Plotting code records
* Start *

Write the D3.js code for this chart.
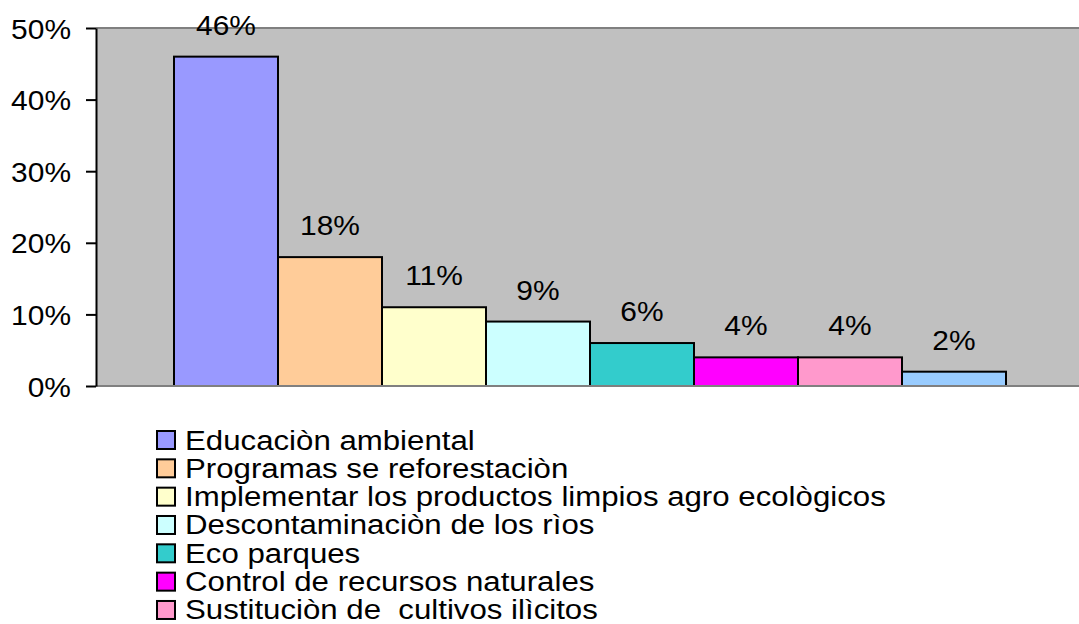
<!DOCTYPE html>
<html>
<head>
<meta charset="utf-8">
<script src="https://cdn.jsdelivr.net/npm/d3@7"></script>
<style>
  body { margin: 0; background: #fff; }
  text { font-family: "Liberation Sans", Arial, sans-serif; fill: #000; white-space: pre; }
</style>
</head>
<body>
<div id="chart"></div>
<script>
// data
var categories = [
    "Educaciòn ambiental",
    "Programas se reforestaciòn",
    "Implementar los productos limpios agro ecològicos",
    "Descontaminaciòn de los rìos",
    "Eco parques",
    "Control de recursos naturales",
    "Sustituciòn de  cultivos ilìcitos",
    "Otros"
];
var values = [0.46, 0.18, 0.11, 0.09, 0.06, 0.04, 0.04, 0.02];
var colors = ["#9999FF", "#FFCC99", "#FFFFCC", "#CCFFFF", "#33CCCC", "#FF00FF", "#FF99CC", "#99CCFF"];
var yTicks = [0, 0.1, 0.2, 0.3, 0.4, 0.5];

var width = 1079, height = 624;
var plot = { left: 96, right: 1084, top: 28, bottom: 386 };
var stretch = 1.07; // text looks wider than plain Arial

var svg = d3.select("#chart").append("svg")
    .attr("width", width)
    .attr("height", height);

// plot background
svg.append("rect")
    .attr("x", plot.left).attr("y", plot.top)
    .attr("width", plot.right - plot.left)
    .attr("height", plot.bottom - plot.top)
    .attr("fill", "#C0C0C0");
svg.append("line")
    .attr("x1", plot.left).attr("x2", plot.right)
    .attr("y1", plot.top).attr("y2", plot.top)
    .attr("stroke", "#808080").attr("stroke-width", 2);

var gap = 78;
var x = d3.scaleBand()
    .domain(categories)
    .range([plot.left + gap, plot.right - gap]);
var y = d3.scaleLinear()
    .domain([0, 0.5])
    .range([plot.bottom, plot.top]);

// bars
svg.selectAll(".bar")
    .data(values)
    .enter()
    .append("rect")
    .attr("class", "bar")
    .attr("x", (d, i) => x(categories[i]))
    .attr("y", (d) => y(d))
    .attr("width", x.bandwidth())
    .attr("height", (d) => y(0) - y(d))
    .attr("fill", (d, i) => colors[i])
    .attr("stroke", "#000")
    .attr("stroke-width", 2);

// value labels
svg.selectAll(".val")
    .data(values)
    .enter()
    .append("g")
    .attr("transform", (d, i) => "translate(" + (x(categories[i]) + x.bandwidth() / 2) + "," + (y(d) - 22) + ") scale(" + stretch + ",1)")
    .append("text")
    .attr("text-anchor", "middle")
    .attr("font-size", 28)
    .text((d) => d3.format(".0%")(d));

// bottom line
svg.append("line")
    .attr("x1", plot.left).attr("x2", plot.right)
    .attr("y1", plot.bottom).attr("y2", plot.bottom)
    .attr("stroke", "#808080").attr("stroke-width", 2);

// y axis
var yAxis = svg.append("g")
    .attr("transform", "translate(" + plot.left + ",0)")
    .call(d3.axisLeft(y).tickValues(yTicks).tickSize(10).tickSizeOuter(0).tickFormat(d3.format(".0%")));
yAxis.select(".domain").attr("stroke", "#000").attr("stroke-width", 2);
yAxis.selectAll(".tick line").attr("stroke", "#000").attr("stroke-width", 2);
yAxis.selectAll(".tick text")
    .attr("font-family", "Liberation Sans, Arial, sans-serif")
    .attr("font-size", 28)
    .attr("fill", "#000")
    .attr("x", -25 / stretch)
    .attr("dy", "0.36em")
    .attr("transform", "scale(" + stretch + ",1)");

// legend (only the rows that fit in the frame)
var legendItems = categories.slice(0, 7);
var legend = svg.append("g").attr("transform", "translate(157,431)");
var rows = legend.selectAll(".leg")
    .data(legendItems)
    .enter()
    .append("g")
    .attr("transform", (d, i) => "translate(0," + (i * 28.33) + ")");
rows.append("rect")
    .attr("width", 18).attr("height", 18)
    .attr("fill", (d, i) => colors[i])
    .attr("stroke", "#000").attr("stroke-width", 2);
rows.append("g")
    .attr("transform", "translate(28,18.5) scale(1.115,1)")
    .append("text")
    .attr("font-size", 28)
    .text((d) => d);
</script>
</body>
</html>
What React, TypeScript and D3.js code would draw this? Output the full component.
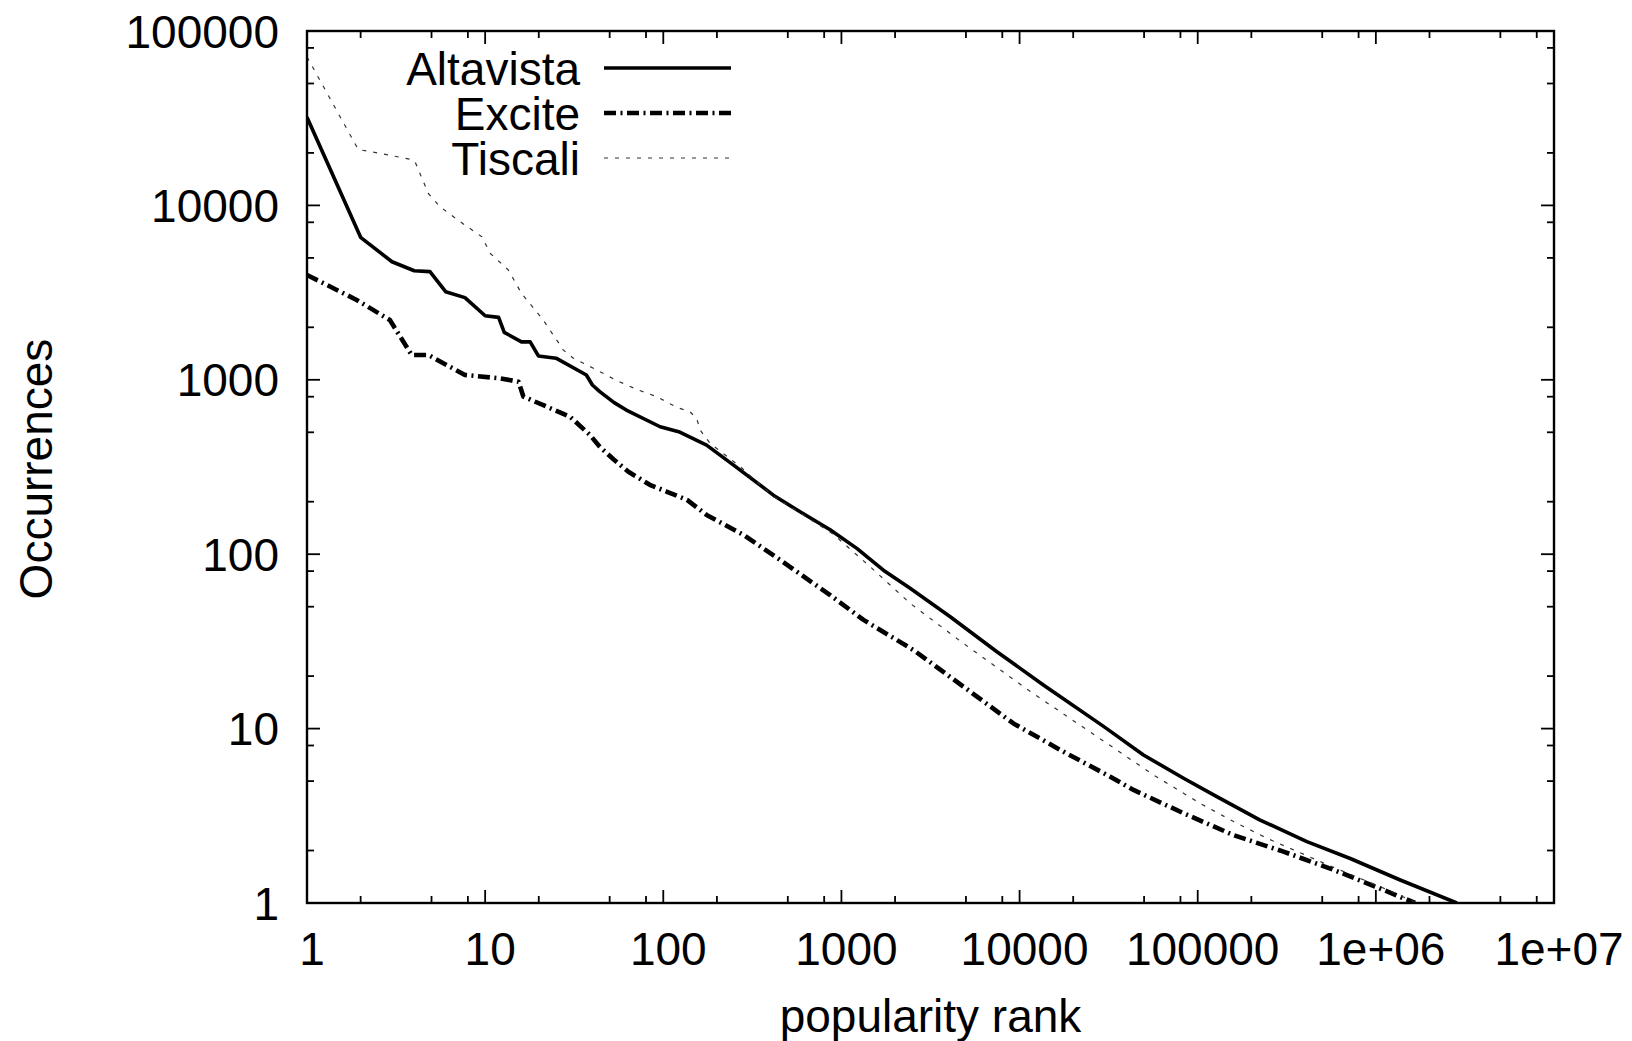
import React from 'react';
import * as d3 from 'd3';

// ---- data ----
const altavistaRank = [1, 2, 3, 4, 4.9, 6, 7.7, 10, 11.9, 12.8, 16, 17.9, 19.9, 25, 37, 40, 44, 53, 62, 96, 122, 175, 248, 415, 586, 864, 1220, 1720, 2430, 4080, 7460, 13600, 29600, 49600, 83300, 128000, 224000, 410000, 718000, 1370000, 2850000];
const altavistaOcc = [32000, 6560, 4750, 4220, 4170, 3200, 2960, 2330, 2280, 1870, 1650, 1650, 1370, 1330, 1066, 934, 855, 740, 671, 538, 504, 422, 324, 218, 175, 138, 108, 81, 63.7, 43.8, 27.6, 17.8, 10.3, 7.06, 5.19, 4.07, 2.99, 2.25, 1.8, 1.355, 1];

const exciteRank = [1, 1.9, 2.92, 3.87, 4.8, 7.7, 12.1, 15.4, 16.4, 22.2, 30, 38.8, 44, 52.5, 63.7, 84, 105, 136, 175, 282, 453, 864, 1330, 2540, 4840, 9240, 17600, 32300, 43600, 83300, 159000, 303000, 579000, 1100000, 1660000];
const exciteOcc = [3990, 2870, 2200, 1387, 1387, 1066, 1020, 975, 800, 701, 614, 482, 413, 350, 297, 250, 228, 205, 168, 129, 92.7, 58.3, 42, 28.2, 17.4, 10.7, 7.38, 5.3, 4.45, 3.27, 2.45, 1.97, 1.55, 1.19, 1];

const tiscaliRank = [1, 1.94, 2.3, 3.79, 4.04, 4.8, 5.58, 7.23, 9.57, 10.7, 13.5, 16, 21.2, 27.5, 31.3, 40.5, 54.8, 71, 92, 119, 141, 154, 161, 183, 270, 415, 600, 902, 1450, 2430, 4840, 11500, 27200, 56500, 103000, 159000, 245000, 579000, 1100000, 1700000];
const tiscaliOcc = [71000, 20900, 20300, 18400, 17800, 11700, 9830, 8070, 6620, 5300, 4260, 3130, 2200, 1480, 1330, 1165, 990, 881, 800, 695, 656, 601, 515, 432, 318, 214, 170, 130, 84.8, 52.3, 30.8, 16.3, 9, 5.42, 3.73, 2.93, 2.35, 1.6, 1.22, 1];

const seriesNames = ['Altavista', 'Excite', 'Tiscali'];

const xTickValues = [1, 10, 100, 1000, 10000, 100000, 1e6, 1e7];
const xTickLabels = ['1', '10', '100', '1000', '10000', '100000', '1e+06', '1e+07'];
const yTickValues = [1, 10, 100, 1000, 10000, 100000];
const yTickLabels = ['1', '10', '100', '1000', '10000', '100000'];
const minorMultipliers = [2, 5, 8];

const xTitle = 'popularity rank';
const yTitle = 'Occurrences';

export default function App() {
  const W = 1632;
  const H = 1041;
  const L = 307, R = 1554, T = 31, B = 903;
  const font = '"Liberation Sans", Arial, Helvetica, sans-serif';
  const fs = 46;

  const x = d3.scaleLog().domain([1, 1e7]).range([L, R]);
  const y = d3.scaleLog().domain([1, 1e5]).range([B, T]);

  const mk = (rank: number[], occ: number[]) => rank.map((r, i) => [r, occ[i]] as [number, number]);
  const series = [
    { name: seriesNames[0], data: mk(altavistaRank, altavistaOcc), width: 3.6, dash: undefined as string | undefined, color: '#000' },
    { name: seriesNames[1], data: mk(exciteRank, exciteOcc), width: 4.6, dash: '12,4.5,2,4.5', color: '#000' },
    { name: seriesNames[2], data: mk(tiscaliRank, tiscaliOcc), width: 1.2, dash: '4,7', color: '#333' },
  ];

  const line = d3.line<[number, number]>().x(d => x(d[0])).y(d => y(d[1]));

  const xMinor: number[] = [];
  for (let e = 0; e < 7; e++) minorMultipliers.forEach(m => xMinor.push(m * Math.pow(10, e)));
  const yMinor: number[] = [];
  for (let e = 0; e < 5; e++) minorMultipliers.forEach(m => yMinor.push(m * Math.pow(10, e)));

  const major = 13, minor = 7;
  const tickStroke = 1.8;

  const legendX = 580;
  const legendLineX1 = 604, legendLineX2 = 731;
  const legendY = [68, 113, 158];

  return (
    <svg width={W} height={H} style={{ position: 'absolute', left: 0, top: 0, background: '#fff' }} fontFamily={font}>
      <rect x={0} y={0} width={W} height={H} fill="#fff" />
      <defs>
        <clipPath id="plotclip">
          <rect x={L} y={T} width={R - L} height={B - T} />
        </clipPath>
      </defs>

      {/* ticks */}
      <g stroke="#000" strokeWidth={tickStroke}>
        {xTickValues.map((v, i) => (
          <g key={'xM' + i}>
            <line x1={x(v)} x2={x(v)} y1={B} y2={B - major} />
            <line x1={x(v)} x2={x(v)} y1={T} y2={T + major} />
          </g>
        ))}
        {xMinor.map((v, i) => (
          <g key={'xm' + i}>
            <line x1={x(v)} x2={x(v)} y1={B} y2={B - minor} />
            <line x1={x(v)} x2={x(v)} y1={T} y2={T + minor} />
          </g>
        ))}
        {yTickValues.map((v, i) => (
          <g key={'yM' + i}>
            <line x1={L} x2={L + major} y1={y(v)} y2={y(v)} />
            <line x1={R} x2={R - major} y1={y(v)} y2={y(v)} />
          </g>
        ))}
        {yMinor.map((v, i) => (
          <g key={'ym' + i}>
            <line x1={L} x2={L + minor} y1={y(v)} y2={y(v)} />
            <line x1={R} x2={R - minor} y1={y(v)} y2={y(v)} />
          </g>
        ))}
      </g>

      {/* series */}
      <g clipPath="url(#plotclip)" fill="none">
        {series.map(s => (
          <path key={s.name} d={line(s.data) || ''} stroke={s.color} strokeWidth={s.width}
            strokeDasharray={s.dash} strokeLinejoin="round" />
        ))}
      </g>

      {/* border */}
      <rect x={L} y={T} width={R - L} height={B - T} fill="none" stroke="#000" strokeWidth={2.4} />

      {/* tick labels */}
      <g fontSize={fs} fill="#000">
        {xTickValues.map((v, i) => (
          <text key={'xl' + i} x={x(v) + 5} y={965} textAnchor="middle">{xTickLabels[i]}</text>
        ))}
        {yTickValues.map((v, i) => (
          <text key={'yl' + i} x={279} y={y(v)} dy="0.36em" textAnchor="end">{yTickLabels[i]}</text>
        ))}
      </g>

      {/* axis titles */}
      <text x={(L + R) / 2} y={1032} fontSize={fs} textAnchor="middle">{xTitle}</text>
      <text transform={`translate(52, 469) rotate(-90)`} fontSize={fs} textAnchor="middle">{yTitle}</text>

      {/* legend */}
      <g fontSize={fs}>
        {series.map((s, i) => (
          <g key={'lg' + i}>
            <text x={legendX} y={legendY[i]} dy="0.36em" textAnchor="end">{s.name}</text>
            <line x1={legendLineX1} x2={legendLineX2} y1={legendY[i]} y2={legendY[i]} stroke={s.color}
              strokeWidth={s.width} strokeDasharray={s.dash} />
          </g>
        ))}
      </g>
    </svg>
  );
}
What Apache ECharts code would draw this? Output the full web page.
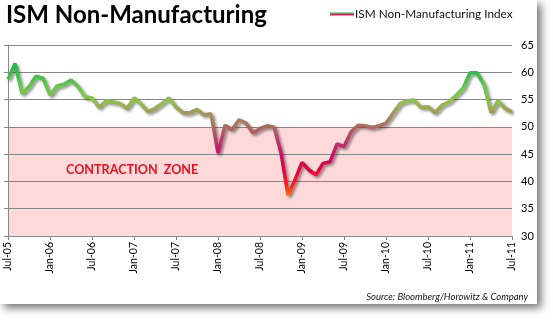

* End *

■ Task
List all lines where "Output" occurs.

■ Result of the task
What React, TypeScript and D3.js code would draw this? Output the full component.
What Apache ECharts code would draw this? Output the full web page.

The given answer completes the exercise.